I was over at my friends house earlier playing guitar hero (only played 7 hours, thats not too much is it?) and went out on the porch for a bowl. I left my pipe and jacket out there since both obviously smelled like smoke. When I went out and got them, I discovered it had started to rain. Judging from the cardboard sleeve that holds pipe cleaners, it hadn't been raining very hard/long, but the pipe (a nording bent billiard) was wet. I dried it off as best i could, wiped the inside of the bowl out, and ran some pipe cleaners through it. Is there anything i should be on the look out for or problems (if any) likely to arise?


----------



## IHT (Dec 27, 2003)

as long as it wasn't submersed and soaking for an extended period of time, i think you'll be good if you let it dry out for a couple days (even after you wiped it off).

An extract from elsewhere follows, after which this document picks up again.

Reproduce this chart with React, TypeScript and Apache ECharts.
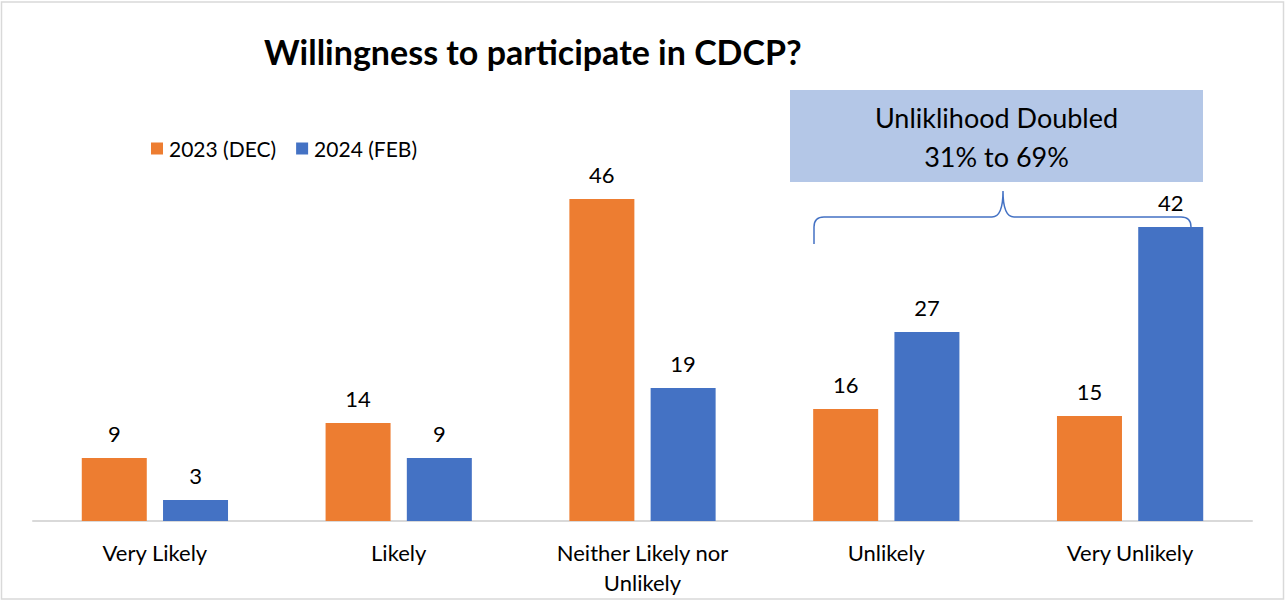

i've heard of some ppl who have put rum or whiskey in their bowl (without cotton balls or salt) to sweeten their pipe. they dump out the alcohol, wipe out the inside, let it rest for a few days....


----------



## JAK (Oct 10, 2007)

I would imagine that it would be fine soon as it is dry.


----------



## foxtrot7 (Dec 7, 2007)

Would a couple days be enough to let the wood dry out properly?


----------



## DubintheDam (Jun 5, 2007)

It'll probably do it more good than bad...two days should be enough.


----------



## dogsplayinpoker (Jan 23, 2007)

Just let it sit for a day or two and it should be fine. Heck, I washed(laundry) one of my pipes before!! Somehow it made it through and after I cleaned it up and let it sit numerous days, it smoked and still does smoke great.


----------



## Bruce (Dec 31, 1999)

No probs.....
As a matter of fact, I have a few pipes that I use specifically when it is either snowing out or raining.
The only thing I do (I do this with all my pipes after smoking) is clean the shank/stem/bowl well with a pipe cleaner soaked with Everclear, then wipe the entire pipe down with a cloth impregnated Briar Wipe, which is bascially beeswax.

Some of my pipes get quite wet while smoking and snowblowing......I have never had a problem with the pipe.


----------



## Nutiket_32 (Oct 26, 2006)

alright, ill save it for my final bowl before driving back home friday. Thanks for the replies.


----------